Image Embedder¶

The Task¶

Image embedding encodes an image into a vector of features which can be used for a downstream task. This could include: clustering, similarity search, or classification.

The Flash ImageEmbedder can be trained with Self Supervised Learning (SSL) to improve the quality of the embeddings it produces for your data. The ImageEmbedder internally relies on VISSL. You can read more about our integration with VISSL here: VISSL.

Example¶

Let’s see how to configure a training strategy for the ImageEmbedder task. First we create an ImageClassificationData object using a Dataset from torchvision. Next, we configure the ImageEmbedder task with training_strategy, backbone, head and pretraining_transform. Finally, we construct a Trainer and call fit(). Here’s the full example:

import torch
from torchvision.datasets import CIFAR10

import flash
from flash.core.data.utils import download_data
from flash.image import ImageClassificationData, ImageEmbedder

# 1. Download the data and prepare the datamodule
datamodule = ImageClassificationData.from_datasets(
    train_dataset=CIFAR10(".", download=True),
    batch_size=4,
)

# 2. Build the task
embedder = ImageEmbedder(
    backbone="vision_transformer",
    training_strategy="barlow_twins",
    head="barlow_twins_head",
    pretraining_transform="barlow_twins_transform",
    training_strategy_kwargs={"latent_embedding_dim": 128},
    pretraining_transform_kwargs={"size_crops": [32]},
)

# 3. Create the trainer and pre-train the encoder
trainer = flash.Trainer(max_epochs=1, gpus=torch.cuda.device_count())
trainer.fit(embedder, datamodule=datamodule)

# 4. Save the model!
trainer.save_checkpoint("image_embedder_model.pt")

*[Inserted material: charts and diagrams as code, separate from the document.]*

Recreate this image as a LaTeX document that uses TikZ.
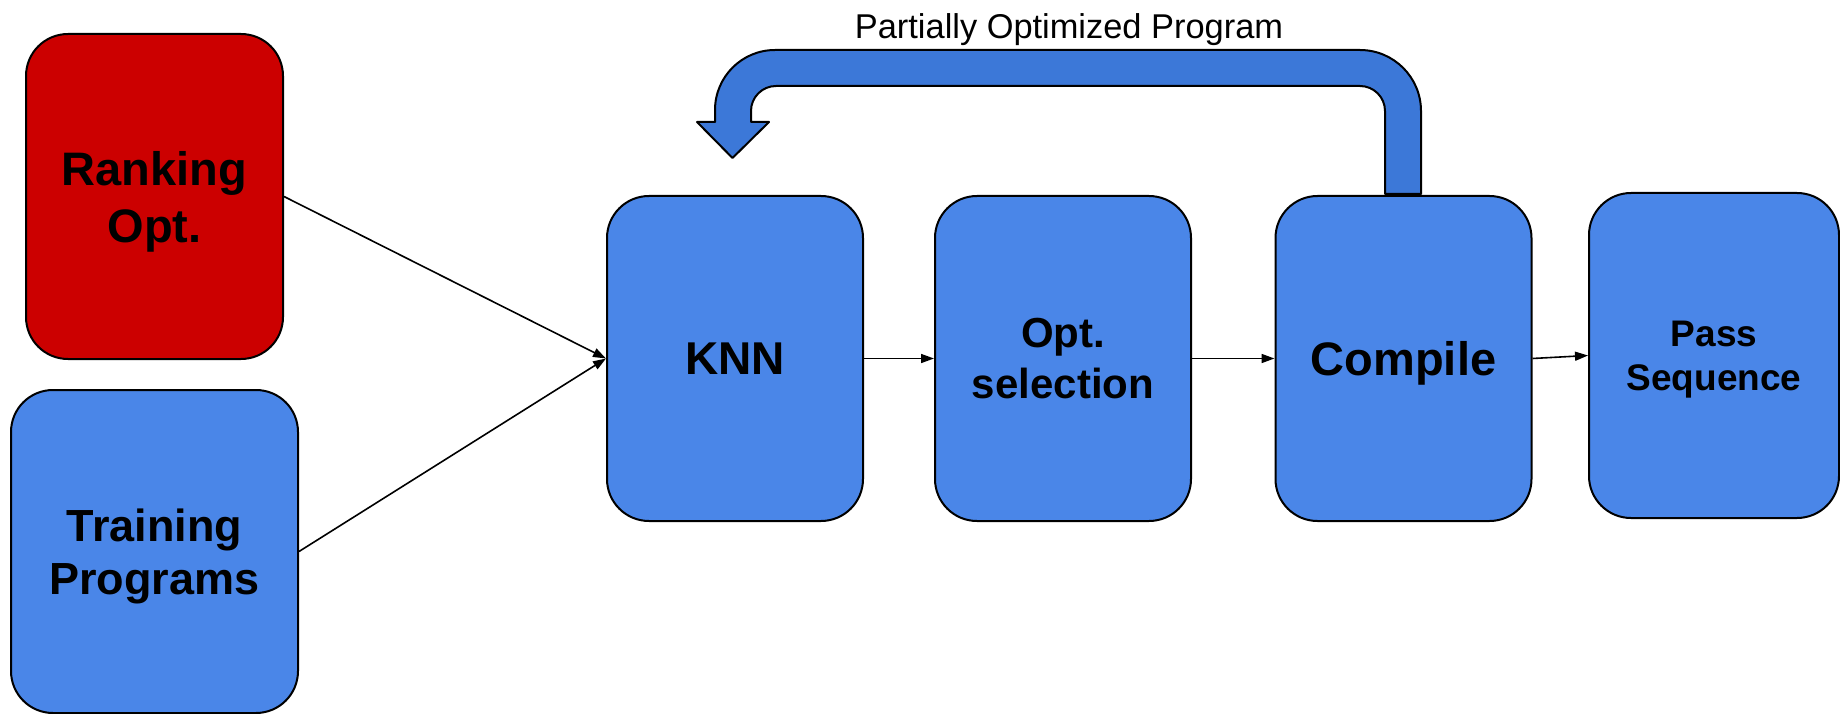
\documentclass[tikz,border=0pt]{standalone}
\usepackage{fontspec}
\setmainfont{Liberation Sans}
\usetikzlibrary{arrows.meta}
\definecolor{boxblue}{HTML}{4A86E8}
\definecolor{arrowblue}{HTML}{3C78D8}
\definecolor{boxred}{HTML}{CC0000}
\begin{document}
\begin{tikzpicture}[x=1pt,y=1pt,
  box/.style={draw=black, line width=2pt, rounded corners=42pt, fill=boxblue,
    minimum width=256pt, minimum height=325pt, inner sep=0pt, align=center, text depth=0pt},
  conn/.style={line width=1.6pt, -{Triangle[length=13pt,width=9pt]}},
  bent/.style={draw=black, line width=2pt, fill=arrowblue, line join=round},
]
\useasboundingbox (0,0) rectangle (1840,-714);
% feedback arrow
\draw[bent] (1385,-194) -- (1385,-111) arc[start angle=0,end angle=90,radius=25]
  -- (776,-86) arc[start angle=90,end angle=180,radius=25]
  -- (751,-122) -- (769,-122) -- (732.5,-158) -- (697,-122) -- (715,-122)
  -- (715,-110) arc[start angle=180,end angle=90,radius=60]
  -- (1360,-50) arc[start angle=90,end angle=0,radius=61]
  -- (1421,-194) -- cycle;
\node[font=\fontsize{34.4}{40}\selectfont, anchor=base, inner sep=0pt] (title) at (1069,-39) {Partially Optimized Program};
% boxes
\node[box, fill=boxred, minimum width=257pt, font=\bfseries\fontsize{47}{57}\selectfont] (rank) at (154.5,-196.5) {Ranking\\Opt.};
\node[box, minimum width=287pt, minimum height=323pt, font=\bfseries\fontsize{45}{53}\selectfont] (train) at (154.5,-551.5) {Training\\Programs};
\node[box, font=\bfseries\fontsize{46}{54}\selectfont] (knn) at (735,-358.5) {KNN};
\node[box, font=\bfseries\fontsize{42}{51}\selectfont] (optsel) at (1063,-358.5) {Opt.\\selection};
\node[box, font=\bfseries\fontsize{47}{56}\selectfont] (compile) at (1403.5,-358.5) {Compile};
\node[box, minimum width=250pt, font=\bfseries\fontsize{37}{44}\selectfont] (pass) at (1714,-355.5) {Pass\\Sequence};
% connectors
\draw[conn] (rank.east) -- (knn.west);
\draw[conn] (train.east) -- (knn.west);
\draw[conn] (knn.east) -- (optsel.west);
\draw[conn] (optsel.east) -- (compile.west);
\draw[conn] (compile.east) -- (pass.west);
\end{tikzpicture}
\end{document}
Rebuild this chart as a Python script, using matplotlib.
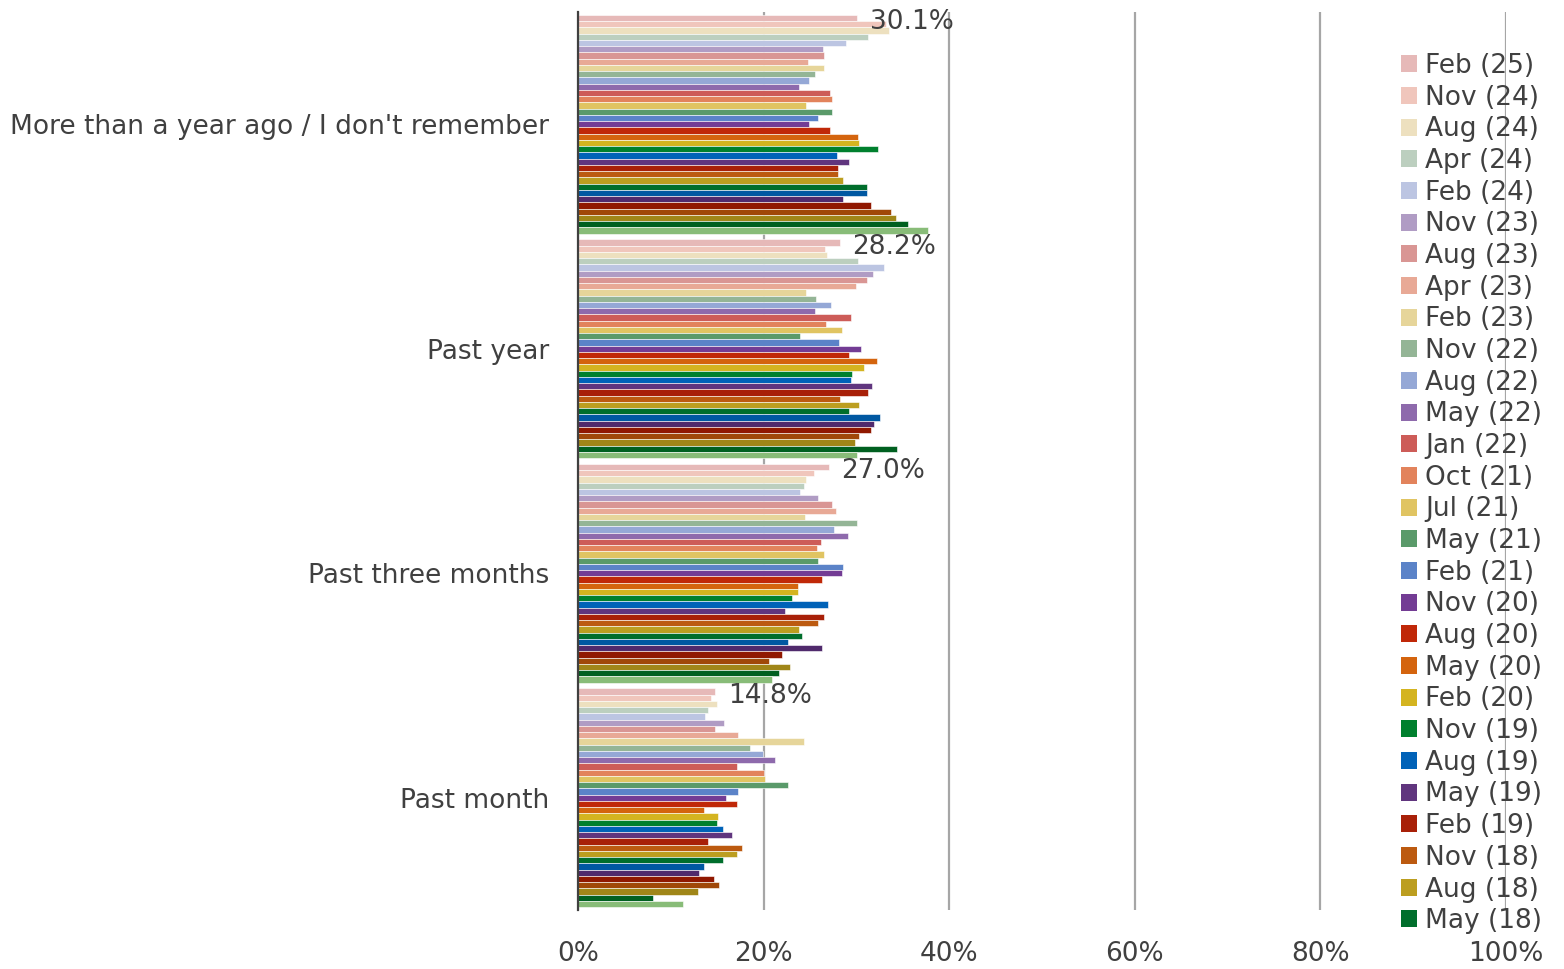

# 5. Download the downstream prediction dataset and generate embeddings
download_data("https://pl-flash-data.s3.amazonaws.com/hymenoptera_data.zip", "data/")

datamodule = ImageClassificationData.from_files(
    predict_files=[
        "data/hymenoptera_data/predict/153783656_85f9c3ac70.jpg",
        "data/hymenoptera_data/predict/2039585088_c6f47c592e.jpg",
    ],
    batch_size=3,
)
embeddings = trainer.predict(embedder, datamodule=datamodule)

# list of embeddings for images sent to the predict function
print(embeddings)

To learn how to view the available backbones / heads for this task, see Backbones and Heads. You can view the available training strategies with the available_training_strategies() method.

Note

The "dino" training strategy only supports single GPU training with strategy="ddp".

The head and pretraining_transform arguments should match the choice of training_strategy following this table:

`training_strategy`	`head`	`pretraining_transform`
`simclr`	`simclr_head`	`simclr_transform`
`barlow_twins`	`barlow_twins_head`	`barlow_twins_transform`
`swav`	`swav_head`	`swav_transform`
`dino`	`dino_head`	`dino_transform`